- [JOB] Include the line containing "ax = fig.add_axes([22" and all lines before it, repeated exactly from the listing below, without pictures.

- [STORED DATA]
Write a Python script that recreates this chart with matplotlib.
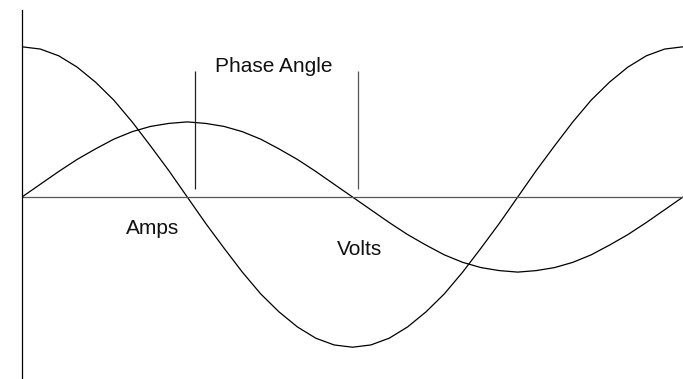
import matplotlib.pyplot as plt

# angle in degrees, one full cycle
angle = [0, 10, 20, 30, 40, 50, 60, 70, 80, 90, 100, 110, 120, 130, 140, 150, 160, 170, 180,
         190, 200, 210, 220, 230, 240, 250, 260, 270, 280, 290, 300, 310, 320, 330, 340, 350, 360]

volts = [2.00, 1.97, 1.88, 1.73, 1.53, 1.29, 1.00, 0.68, 0.35, 0.00, -0.35, -0.68, -1.00,
         -1.29, -1.53, -1.73, -1.88, -1.97, -2.00, -1.97, -1.88, -1.73, -1.53, -1.29, -1.00,
         -0.68, -0.35, 0.00, 0.35, 0.68, 1.00, 1.29, 1.53, 1.73, 1.88, 1.97, 2.00]

amps = [0.00, 0.17, 0.34, 0.50, 0.64, 0.77, 0.87, 0.94, 0.98, 1.00, 0.98, 0.94, 0.87, 0.77,
        0.64, 0.50, 0.34, 0.17, 0.00, -0.17, -0.34, -0.50, -0.64, -0.77, -0.87, -0.94, -0.98,
        -1.00, -0.98, -0.94, -0.87, -0.77, -0.64, -0.50, -0.34, -0.17, 0.00]

phase_marks = [94, 183]
labels = ["Phase Angle", "Amps", "Volts"]
label_pos = [(137, 1.667), (71, -0.493), (184, -0.773)]

plt.rcParams['font.family'] = ['Liberation Sans', 'DejaVu Sans']

fig = plt.figure(figsize=(6.83, 3.79), dpi=100)
ax = fig.add_axes([22 / 683, 1 / 379, 661 / 683, 368 / 379])

ax.plot(angle, volts, color='black', linewidth=0.9)
ax.plot(angle, amps, color='black', linewidth=0.9)
ax.axhline(0, color='#555555', linewidth=0.9)
ax.vlines(phase_marks, 0.107, 1.68, colors=['#222222', '#555555'], linewidth=0.9)

for txt, (x, y) in zip(labels, label_pos):
    ax.text(x, y, txt, fontsize=15, ha='center', va='baseline', color='#111111')

ax.set_xlim(0, 360)
ax.set_ylim(-2.41, 2.49)
for s in ['top', 'right', 'bottom']:
    ax.spines[s].set_visible(False)
ax.spines['left'].set_linewidth(0.9)
ax.set_xticks([])
ax.set_yticks([])

fig.savefig('out.png', dpi=100)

- [PROBLEM SOLUTION]
Write a Python script that recreates this chart with matplotlib.
import matplotlib.pyplot as plt

# angle in degrees, one full cycle
angle = [0, 10, 20, 30, 40, 50, 60, 70, 80, 90, 100, 110, 120, 130, 140, 150, 160, 170, 180,
         190, 200, 210, 220, 230, 240, 250, 260, 270, 280, 290, 300, 310, 320, 330, 340, 350, 360]

volts = [2.00, 1.97, 1.88, 1.73, 1.53, 1.29, 1.00, 0.68, 0.35, 0.00, -0.35, -0.68, -1.00,
         -1.29, -1.53, -1.73, -1.88, -1.97, -2.00, -1.97, -1.88, -1.73, -1.53, -1.29, -1.00,
         -0.68, -0.35, 0.00, 0.35, 0.68, 1.00, 1.29, 1.53, 1.73, 1.88, 1.97, 2.00]

amps = [0.00, 0.17, 0.34, 0.50, 0.64, 0.77, 0.87, 0.94, 0.98, 1.00, 0.98, 0.94, 0.87, 0.77,
        0.64, 0.50, 0.34, 0.17, 0.00, -0.17, -0.34, -0.50, -0.64, -0.77, -0.87, -0.94, -0.98,
        -1.00, -0.98, -0.94, -0.87, -0.77, -0.64, -0.50, -0.34, -0.17, 0.00]

phase_marks = [94, 183]
labels = ["Phase Angle", "Amps", "Volts"]
label_pos = [(137, 1.667), (71, -0.493), (184, -0.773)]

plt.rcParams['font.family'] = ['Liberation Sans', 'DejaVu Sans']

fig = plt.figure(figsize=(6.83, 3.79), dpi=100)
ax = fig.add_axes([22 / 683, 1 / 379, 661 / 683, 368 / 379])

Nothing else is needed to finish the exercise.